*Available records:*
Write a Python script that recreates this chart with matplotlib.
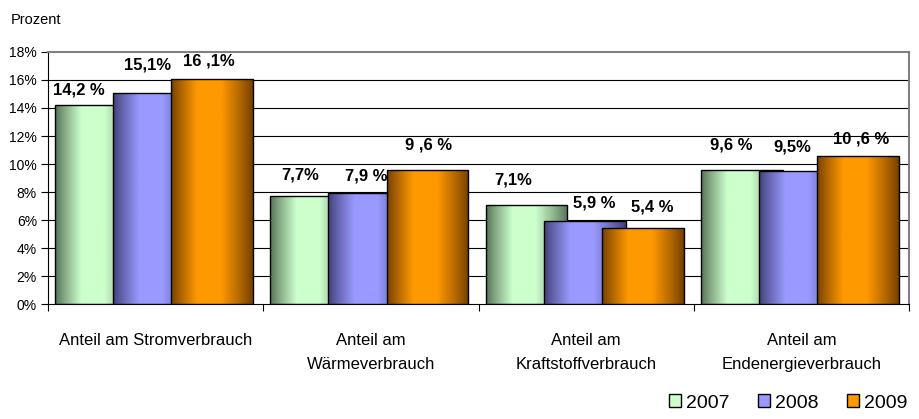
import numpy as np
import matplotlib
matplotlib.use("Agg")
import matplotlib.pyplot as plt
from matplotlib.patches import Patch
from matplotlib.colors import to_rgb

plt.rcParams['font.family'] = ['Liberation Sans', 'DejaVu Sans']

categories = ["Anteil am Stromverbrauch", "Anteil am\nWärmeverbrauch",
              "Anteil am\nKraftstoffverbrauch", "Anteil am\nEndenergieverbrauch"]
years = ["2007", "2008", "2009"]
v2007 = [14.2, 7.7, 7.1, 9.6]
v2008 = [15.1, 7.9, 5.9, 9.5]
v2009 = [16.1, 9.6, 5.4, 10.6]
series = [v2007, v2008, v2009]
label_texts = [["14,2 %", "7,7%", "7,1%", "9,6 %"],
               ["15,1%", "7,9 %", "5,9 %", "9,5%"],
               ["16 ,1%", "9 ,6 %", "5,4 %", "10 ,6 %"]]
yticks = [0, 2, 4, 6, 8, 10, 12, 14, 16, 18]

# style
light = ["#CCFFCC", "#9999FF", "#FF9900"]
dark = ["#557055", "#404078", "#743F00"]
bar_w = 0.38
step = 0.27
first_off = 0.033
# per-label nudges (pixels), style only
nudge = [[(-5, 8), (1, 14), (-1, 17), (1, 17)],
         [(5, 20), (9, 10), (21, 11), (4, 16)],
         [(-3, 10), (1, 17), (10, 14), (3, 9)]]

W, H = 919, 419
fig = plt.figure(figsize=(W / 100, H / 100), dpi=100)
ax = fig.add_axes([48 / W, (H - 304) / H, 861 / W, 252 / H])
ax.set_xlim(0, len(categories))
ax.set_ylim(0, 18)

for yv in yticks[1:-1]:
    ax.axhline(yv, color="black", lw=0.8, zorder=0.5)


def grad_img(c_light, c_dark, n=200):
    t = np.linspace(0, 1, n)
    peak = 0.45
    f = np.where(t < peak, t / peak, (1 - t) / (1 - peak))
    f = np.clip(f * 1.4, 0, 1) ** 0.9
    l = np.array(to_rgb(c_light))
    d = np.array(to_rgb(c_dark))
    cols = d[None, :] + (l - d)[None, :] * f[:, None]
    return cols[None, :, :]


for si, vals in enumerate(series):
    for ci, v in enumerate(vals):
        x0 = ci + first_off + si * step
        z = 2 + si
        bars = ax.bar(x0, v, width=bar_w, align="edge", facecolor="none",
                      edgecolor="black", lw=1.0, zorder=z + 0.5)
        p = bars[0]
        im = ax.imshow(grad_img(light[si], dark[si]), extent=[x0, x0 + bar_w, 0, v],
                       aspect="auto", zorder=z, interpolation="bilinear")
        im.set_clip_path(p)
        vis_r = x0 + (step if si < 2 else bar_w)
        xc = (x0 + vis_r) / 2
        dx, dy = nudge[si][ci]
        ax.annotate(label_texts[si][ci], (xc, v), xytext=(dx, dy),
                    textcoords="offset pixels", ha="center", va="bottom",
                    fontsize=12, fontweight="bold", zorder=10)

ax.set_yticks(yticks)
ax.set_yticklabels([f"{t}%" for t in yticks], fontsize=10)
ax.set_xticks(range(len(categories) + 1))
ax.set_xticklabels([])
ax.set_xticks([i + 0.5 for i in range(len(categories))], minor=True)
ax.set_xticklabels(categories, minor=True, fontsize=12, va="top")
for t in ax.get_xticklabels(minor=True):
    t.set_linespacing(1.75)
ax.tick_params(axis="x", which="minor", length=0, pad=21)
ax.tick_params(axis="x", which="major", length=5, direction="out", color="black")
ax.tick_params(axis="y", length=5, direction="out", pad=3)

for s in ["top", "right"]:
    ax.spines[s].set_color("#808080")
    ax.spines[s].set_linewidth(1.5)
ax.spines["left"].set_color("black")
ax.spines["bottom"].set_color("black")

fig.text(11 / W, 1 - 20 / H, "Prozent", fontsize=10.5, va="center", ha="left")

handles = [Patch(facecolor=light[i], edgecolor="black", lw=1.0) for i in range(3)]
fig.legend(handles, years, loc="lower right", bbox_to_anchor=(1.0, -0.01), ncol=3,
           frameon=False, fontsize=14, handlelength=0.6, handleheight=0.6,
           handletextpad=0.25, columnspacing=1.5, borderaxespad=0.2)

fig.savefig("out.png", dpi=100)
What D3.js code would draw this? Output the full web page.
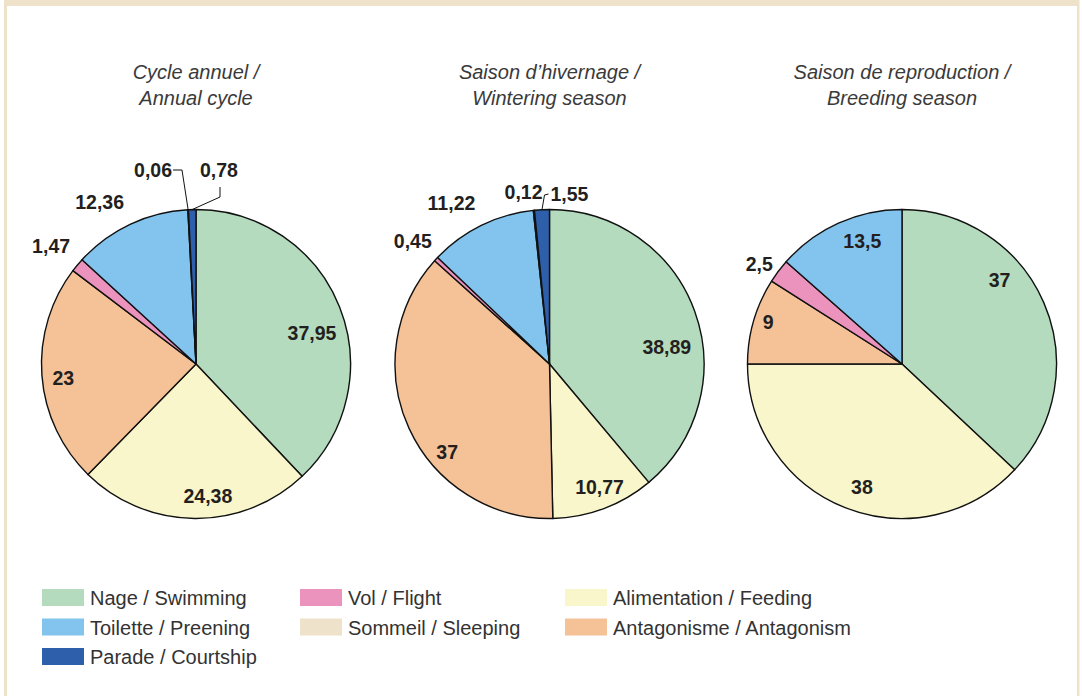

*What the task asks:* Hand back the exact lines from the start of the entries to the line with "yticks = [0, 2, 4, 6, 8, 10, 12, 14, 16, 18]", both ends kept and pictures left out.

*Written response:*
Write a Python script that recreates this chart with matplotlib.
import numpy as np
import matplotlib
matplotlib.use("Agg")
import matplotlib.pyplot as plt
from matplotlib.patches import Patch
from matplotlib.colors import to_rgb

plt.rcParams['font.family'] = ['Liberation Sans', 'DejaVu Sans']

categories = ["Anteil am Stromverbrauch", "Anteil am\nWärmeverbrauch",
              "Anteil am\nKraftstoffverbrauch", "Anteil am\nEndenergieverbrauch"]
years = ["2007", "2008", "2009"]
v2007 = [14.2, 7.7, 7.1, 9.6]
v2008 = [15.1, 7.9, 5.9, 9.5]
v2009 = [16.1, 9.6, 5.4, 10.6]
series = [v2007, v2008, v2009]
label_texts = [["14,2 %", "7,7%", "7,1%", "9,6 %"],
               ["15,1%", "7,9 %", "5,9 %", "9,5%"],
               ["16 ,1%", "9 ,6 %", "5,4 %", "10 ,6 %"]]
yticks = [0, 2, 4, 6, 8, 10, 12, 14, 16, 18]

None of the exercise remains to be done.